When her husband ran into the house with firefighters behind him, she said she realized she was running out of time.

"I just grabbed my prescription bottle, threw it in my suitcase and zipped it up, and threw it into in the truck."

Johnny said she started to panic when the flames appeared to be 20 feet high.

"I was like, 'Oh, my gosh!' We were trying to get dogs in. We didn't even grab leashes, nothing.

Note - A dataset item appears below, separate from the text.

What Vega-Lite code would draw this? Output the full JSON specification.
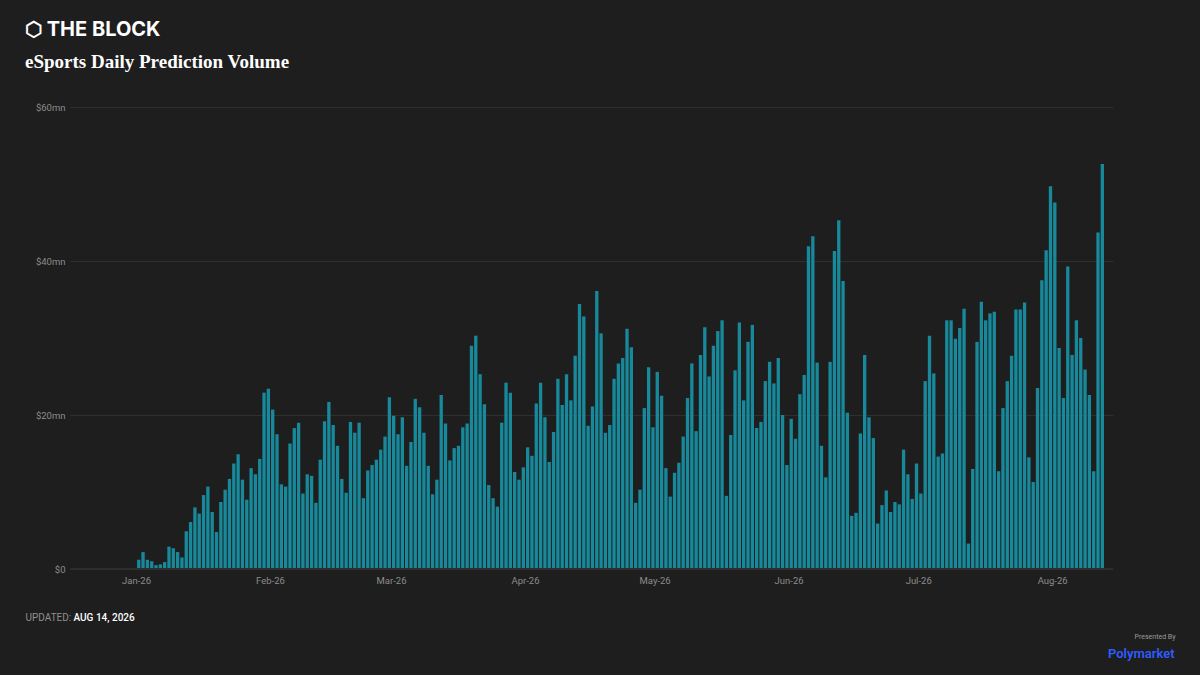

We just grabbed our animal, got into the vehicle and oh, my gosh, we just took off."

Protecting historic sites

On Tuesday, the B.C. Wildfire Service warned that warmer and drier weather expected throughout the week could fuel potentially volatile conditions as crews battle the out-of-control fire that is pushing toward Stein Valley Nlaka'pamux Heritage Park.

Lytton First Nation Deputy Chief John Haugen said the park has significant cultural meaning for people in the Indigenous community — it contains pictograph panels and petroglyphs, or rock carvings, that have existed for millennia.

B.C. Parks area supervisor Michelle Weibe says the province has been working closely with the First Nation for the UNESCO designation of the archeological sites, and is committed to protecting those sites from fire.

"We are very cognizant there are many other sites that have yet to be identified [in the park], and that will be something that we will dive into," she said on CBC's Radio West.

Meanwhile, Johnny and her husband, 19-year-old son, 18-year-old daughter, four dogs and a cat are now in Lytton, staying in the one-bedroom trailer with power and running water provided by Lytton First Nation authorities.

She said those who lost homes to the Lytton fire last year have said it may take about two years to rebuild their home.

Still, she's doing her best to stay positive.

"We have so much food that we have to say, 'We don't need more,'" she said. "[The] next step is when can we get our house rebuilt."